Когда Трофима поставили на склад, то стало иначе. Раньше один „доброделателъ“ многое брал со склада без благословения, чтобы одаривать людей. А тут пришел он на склад, а Трофим ему говорит: „Если благословят, хоть все забирай. Не мое это, а Божие“. Тот раскричался: „Я людям помогаю, а ты не любишь людей! Где твоя христианская любовь?“ А Трофим говорит: „Господь тут хозяин, а не мы с тобой. Если ты, а не Бог в монастыре хозяин — вот тебе ключи от склада, а я ухожу“. Положил он на стол ключи от склада, а „доброделателъ“ тут же ушел».

Жизнь инока Трофима, как и жизнь каждого человека, не обходилась без искушений. Но вот итог многолетней работы по сбору воспоминаний о новомучениках: никогда ни один человек не слышал от инока Трофима, инока Ферапонта, иеромонаха Василия ни одного слова осуждения.

Рассказывает столяр-краснодеревщик Николай Яхонтов: «Один брат сильно осуждал монастырское начальство. Приходит к о. Трофиму и говорит возмущенно: „Мы молиться сюда приехали, а не в хозяйственной деятельности увязать. А тут один автопарк чего стоит!“ А о. Трофим говорит: „Брат, зачем мы сюда приехали — душу спасать или других осуждать? Тут Господь хозяин, Божия Матерь игуменья. Если что не так, Божия Матерь поправит. А мы кто такие с тобой?“»

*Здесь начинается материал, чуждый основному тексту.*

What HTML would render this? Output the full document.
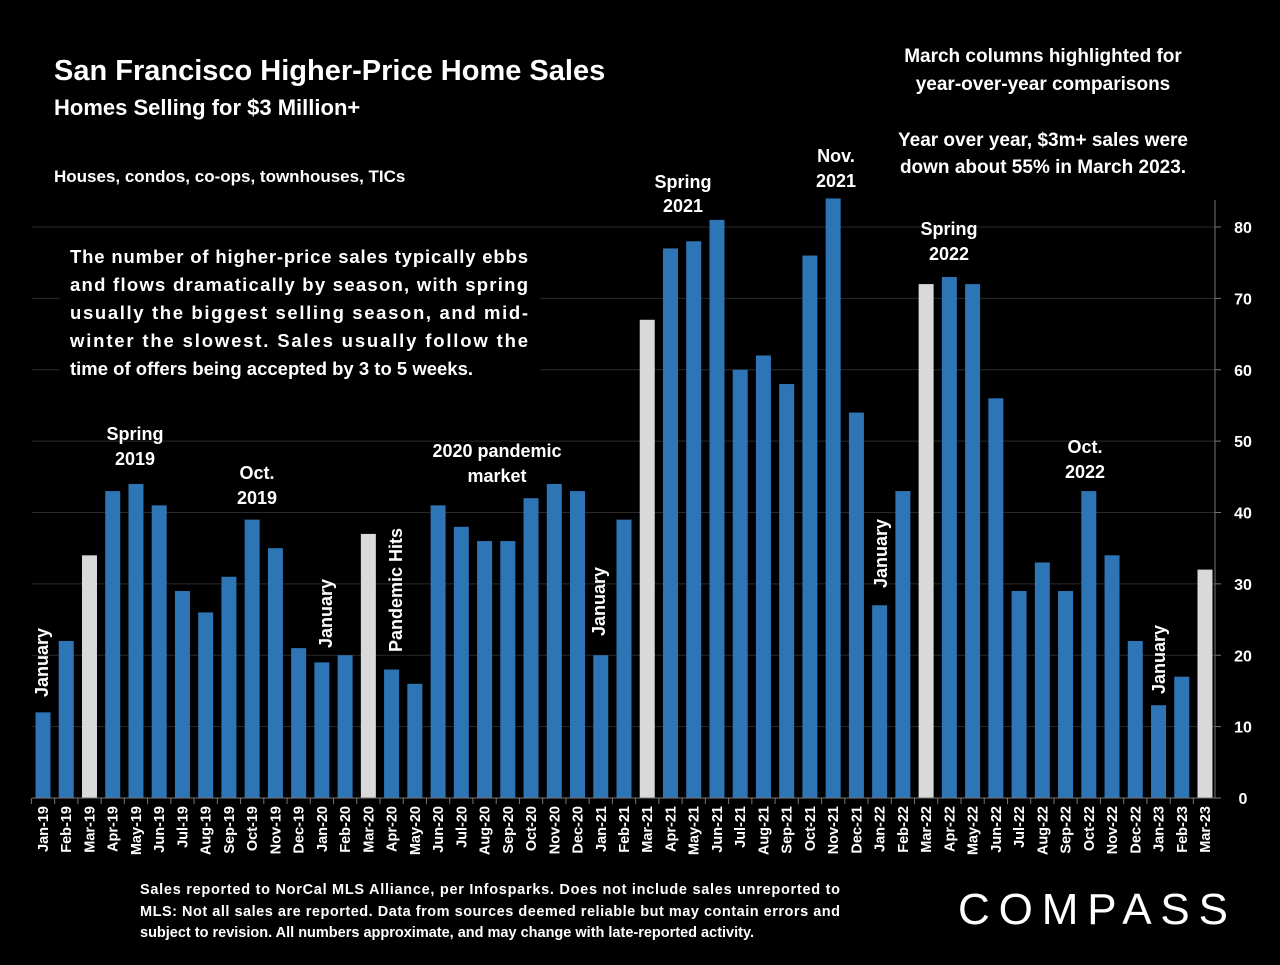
<!DOCTYPE html>
<html><head><meta charset="utf-8"><style>
body{margin:0;background:#000;}
svg text{font-family:"Liberation Sans",sans-serif;font-weight:bold;fill:#fff;}
</style></head><body>
<svg id="c" width="1280" height="960" xmlns="http://www.w3.org/2000/svg">
<rect width="1280" height="960" fill="#000"/>
<text x="54" y="80" font-size="29">San Francisco Higher-Price Home Sales</text>
<text x="54" y="115" font-size="22">Homes Selling for  $3 Million+</text>
<text x="54" y="182" font-size="17">Houses, condos, co-ops, townhouses, TICs</text>
<g font-size="19" text-anchor="middle">
<text x="1043" y="62">March columns highlighted for</text>
<text x="1043" y="90">year-over-year comparisons</text>
<text x="1043" y="146">Year over year, $3m+ sales were</text>
<text x="1043" y="173">down about 55% in March 2023.</text>
</g>
<g id="grid"></g>
<rect x="60" y="236" width="480" height="148" fill="#000"/>
<g font-size="18.5">
<text x="70" y="263" textLength="458">The number of higher-price sales typically ebbs</text>
<text x="70" y="291" textLength="458">and flows dramatically by season, with spring</text>
<text x="70" y="319" textLength="458">usually the biggest selling season, and mid-</text>
<text x="70" y="347" textLength="458">winter the slowest. Sales usually follow the</text>
<text x="70" y="375">time of offers being accepted by 3 to 5 weeks.</text>
</g>
<g id="bars"></g><g id="axes"></g>
<g font-size="18" text-anchor="middle">
<text x="135" y="440">Spring</text><text x="135" y="465">2019</text>
<text x="257" y="479">Oct.</text><text x="257" y="504">2019</text>
<text x="497" y="457">2020 pandemic</text><text x="497" y="482">market</text>
<text x="683" y="188">Spring</text><text x="683" y="212">2021</text>
<text x="836" y="162">Nov.</text><text x="836" y="187">2021</text>
<text x="949" y="235">Spring</text><text x="949" y="260">2022</text>
<text x="1085" y="453">Oct.</text><text x="1085" y="478">2022</text>
<g text-anchor="start">
<text transform="translate(48,697) rotate(-90)">January</text>
<text transform="translate(332,648) rotate(-90)">January</text>
<text transform="translate(402,652) rotate(-90)">Pandemic Hits</text>
<text transform="translate(605,636) rotate(-90)">January</text>
<text transform="translate(887,588) rotate(-90)">January</text>
<text transform="translate(1165,694) rotate(-90)">January</text>
</g></g>
<g font-size="14.5">
<text x="140" y="894" textLength="700">Sales reported to NorCal MLS Alliance, per Infosparks. Does not include sales unreported to</text>
<text x="140" y="916" textLength="700">MLS: Not all sales are reported. Data from sources deemed reliable but may contain errors and</text>
<text x="140" y="937">subject to revision.  All numbers approximate, and may change with late-reported activity.</text>
</g>
<text x="958" y="924" font-size="44" textLength="270" style="font-weight:normal">COMPASS</text>
</svg>
<script>
const categories=["Jan-19","Feb-19","Mar-19","Apr-19","May-19","Jun-19","Jul-19","Aug-19","Sep-19","Oct-19","Nov-19","Dec-19","Jan-20","Feb-20","Mar-20","Apr-20","May-20","Jun-20","Jul-20","Aug-20","Sep-20","Oct-20","Nov-20","Dec-20","Jan-21","Feb-21","Mar-21","Apr-21","May-21","Jun-21","Jul-21","Aug-21","Sep-21","Oct-21","Nov-21","Dec-21","Jan-22","Feb-22","Mar-22","Apr-22","May-22","Jun-22","Jul-22","Aug-22","Sep-22","Oct-22","Nov-22","Dec-22","Jan-23","Feb-23","Mar-23"];
const sales=[12,22,34,43,44,41,29,26,31,39,35,21,19,20,37,18,16,41,38,36,36,42,44,43,20,39,67,77,78,81,60,62,58,76,84,54,27,43,72,73,72,56,29,33,29,43,34,22,13,17,32];
const yTicks=[0,10,20,30,40,50,60,70,80];
const NS="http://www.w3.org/2000/svg";
const y=v=>798-v*7.1375;
const x=i=>43+i*23.24;
function mk(tag,attrs,parent){const e=document.createElementNS(NS,tag);for(const k in attrs)e.setAttribute(k,attrs[k]);parent.appendChild(e);return e;}
const grid=document.getElementById('grid'),bars=document.getElementById('bars'),axes=document.getElementById('axes');
yTicks.forEach(t=>{
 if(t>0){const g=mk('line',{x1:32,x2:1215,y1:y(t),y2:y(t),stroke:'#2a2a2a','stroke-width':1},grid);
 
 }
 const tk=mk('line',{x1:1215,x2:1221,y1:y(t),y2:y(t),stroke:'#777'},axes);
 
 
 const l=mk('text',{x:1243,y:y(t)+6,'font-size':16,'text-anchor':'middle'},axes);l.textContent=t;
 
 
});
categories.forEach((c,i)=>{
 const v=sales[i];const march=c.startsWith('Mar');
 const r=mk('rect',{x:x(i)-7.5,y:y(v),width:15,height:798-y(v),fill:march?'#d9d9d9':'#2e75b6'},bars);
 
 
 const tk=mk('line',{x1:x(i)-11.6,x2:x(i)-11.6,y1:798,y2:804,stroke:'#777'},axes);
 
 
 const l=mk('text',{transform:`translate(${x(i)+5},806) rotate(-90)`,'font-size':14.5,'text-anchor':'end'},axes);l.textContent=c;
 
 
});
const xa=mk('line',{x1:32,x2:1215,y1:798,y2:798,stroke:'#777'},axes);


const ya=mk('line',{x1:1215,x2:1215,y1:200,y2:798,stroke:'#777'},axes);


</script>
</body></html>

Об автопарке в монастыре. По древней традиции паломников в Оптиной кормят бесплатно, а за стол садятся порой 500 человек. Вот и уходят в рейсы монастырские машины, чтобы купить продукты не у перекупщиков, а где подешевле. А еще уходят в горы машины за воском для свечей и развозят православную литературу. Шоферы в монастыре всегда очень нужны.

Когда после смерти инока Трофима стали разбирать вещи в его келье, то из них выпали водительские права, чему удивились: «Как?» Права профессионала-водителя нашли также в келье инока Ферапонта, и опять удивились: «Как?» Водительские права были и у иеромонаха Василия, но он их даже в монастырь с собой не взял, зная: человека с правами тут же посадят за руль, начнутся бесконечные поездки, и тогда прощай монашеская жизнь.

«Я люблю все послушания, кроме тех, когда надо уезжать из монастыря», — говорил инок Трофим. За послушание ему и о. Василию случалось уезжать из Оптиной, но добровольно — никогда.